Importance of Perfect Competition
Perfect competition is important because it leads to efficient outcomes. Here are some reasons why:
- Efficient Allocation of Resources: In a perfectly competitive market, resources are used in the most efficient way. Businesses produce the right amount of the product to meet consumer demand.
- Consumer Benefits: Consumers benefit from lower prices and better quality products. Since businesses cannot control the price, they must compete by offering the best products at the lowest prices.
- Innovation: Businesses are encouraged to innovate and improve their products to attract more customers.
Limitations of Perfect Competition
While perfect competition has many benefits, it also has some limitations:
- Unrealistic Assumptions: Perfect competition is based on several assumptions that may not hold true in the real world. For example, it assumes that all products are identical and that there are no barriers to entry or exit.

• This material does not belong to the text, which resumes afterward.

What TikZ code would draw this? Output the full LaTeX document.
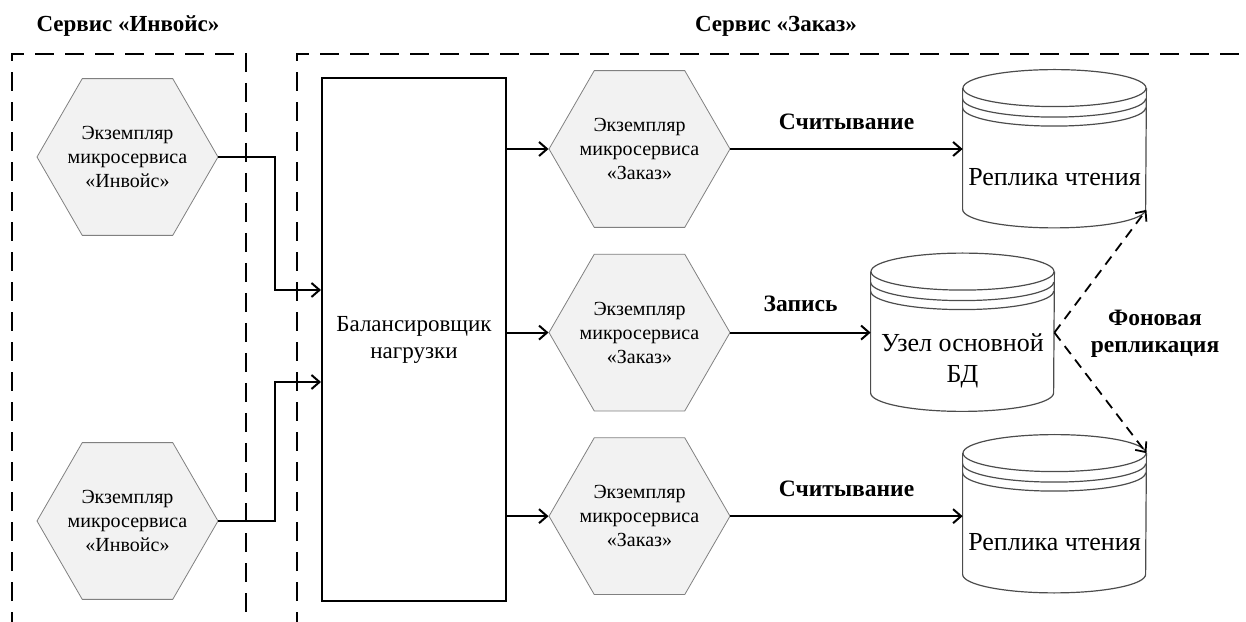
\documentclass[tikz,border=0pt]{standalone}
\usepackage{fontspec}
\setmainfont{Liberation Serif}
\usetikzlibrary{arrows.meta,positioning,calc,shapes.geometric}
\tikzset{
  >={Straight Barb[length=4pt,width=7pt]},
  hexa/.style={regular polygon,regular polygon sides=6,minimum size=90.5pt,inner sep=-6pt,
    draw=black!50,fill=black!5,align=center,font=\fontsize{10}{12}\selectfont},
  lbbox/.style={draw,line width=1pt,minimum width=92pt,minimum height=261.5pt,inner sep=0pt,
    align=center,font=\fontsize{11.5}{13.5}\selectfont},
  dbtext/.style={minimum width=91.5pt,minimum height=50.5pt,inner sep=0pt,align=center,
    font=\fontsize{13}{15.5}\selectfont},
  dbline/.style={draw=black!70,line width=0.6pt},
  frame/.style={line width=1.4pt,dash pattern=on 9.5pt off 5.5pt},
  arrow/.style={->,line width=1pt},
  reparrow/.style={->,line width=0.9pt,dash pattern=on 5pt off 3.5pt},
  title/.style={font=\fontsize{11.5}{13.5}\selectfont\bfseries},
  lbl/.style={font=\fontsize{11.75}{13.5}\selectfont\bfseries,inner sep=0pt,align=center},
}
% cylinder outline round a text node
\newcommand{\dbcyl}[1]{%
  \draw[dbline] ($(#1.north)+(0,19pt)$) ellipse (45.75pt and 9.25pt);
  \draw[dbline] ($(#1.north west)+(0,19pt)$) -- ($(#1.south west)+(0,9.25pt)$)
    arc (180:360:45.75pt and 9.25pt) -- ($(#1.north east)+(0,19pt)$);
  \draw[dbline] ($(#1.north west)+(0,13.75pt)$) arc (180:360:45.75pt and 9.25pt);
  \draw[dbline] ($(#1.north west)+(0,9.25pt)$) arc (180:360:45.75pt and 9.25pt);
}
\begin{document}
\begin{tikzpicture}[x=0.5pt,y=0.5pt]
\useasboundingbox (0,0) rectangle (1246,621);
% service frames
\draw[frame] (12,-10) -- (12,567) -- (246,567) -- (246,-10);
\draw[frame] (297,-10) -- (297,567) -- (1260,567);
\node[title,anchor=base] (tinv) at (128,589) {Сервис «Инвойс»};
\node[title,anchor=base] (tord) at (776,589) {Сервис «Заказ»};

\node[hexa] (inv1) at (127.5,464) {Экземпляр\\микросервиса\\«Инвойс»};
\node[hexa] (inv2) at (127.5,100) {Экземпляр\\микросервиса\\«Инвойс»};
\node[lbbox] (lb) at (414,281.5) {Балансировщик\\нагрузки};
\node[hexa] (ord1) at (639.5,472) {Экземпляр\\микросервиса\\«Заказ»};
\node[hexa,below=13pt of ord1] (ord2) {Экземпляр\\микросервиса\\«Заказ»};
\node[hexa,below=13pt of ord2] (ord3) {Экземпляр\\микросервиса\\«Заказ»};

\node[dbtext] (rep1) at (1054.5,444) {Реплика чтения};
\node[dbtext] (master) at (962.5,260.5) {Узел основной\\БД};
\node[dbtext] (rep2) at (1054.5,79) {Реплика чтения};
\dbcyl{rep1}
\dbcyl{master}
\dbcyl{rep2}
\node[lbl] (bgrep) at (1155,287) {Фоновая\\репликация};

\draw[arrow] (inv1.east) -- ++(57,0) |- ([yshift=24.75pt]lb.west);
\draw[arrow] (inv2.east) -- ++(57,0) |- ([yshift=-21.25pt]lb.west);
\draw[arrow] (lb.east |- ord1.west) -- (ord1.west);
\draw[arrow] (lb.east |- ord2.west) -- (ord2.west);
\draw[arrow] (lb.east |- ord3.west) -- (ord3.west);
\draw[arrow] (ord1.east) -- (ord1.east -| rep1.west) node[lbl,midway,above=9pt] (rd1) {Считывание};
\draw[arrow] (ord2.east) -- (ord2.east -| master.west) node[lbl,midway,above=10pt] (wr) {Запись};
\draw[arrow] (ord3.east) -- (ord3.east -| rep2.west) node[lbl,midway,above=9pt] (rd2) {Считывание};
\draw[reparrow] (master.east |- ord2.east) -- ($(rep1.south east)+(0,9pt)$);
\draw[reparrow] (master.east |- ord2.east) -- ($(rep2.north east)+(0,19pt)$);
\end{tikzpicture}
\end{document}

- Lack of Product Differentiation: In a perfectly competitive market, all products are the same. This means that businesses cannot differentiate their products to attract customers.
- Limited Profits: Since businesses cannot control the price, their profits are limited. This may discourage some businesses from entering the market.
Summary
Let's summarize what we have learned about perfect competition:
- Perfect competition is a market structure where many businesses sell the same product.
- Key characteristics of perfect competition include many sellers, identical products, free entry and exit, perfect information, and no control over price.
- The price of the product is determined by the overall supply and demand in the market.
- Perfect competition leads to efficient allocation of resources, consumer benefits, and innovation.
- However, it also has limitations, such as unrealistic assumptions, lack of product differentiation, and limited profits.
Understanding perfect competition helps us appreciate how markets work and how prices are determined. It also highlights the importance of competition in promoting efficiency and benefiting consumers.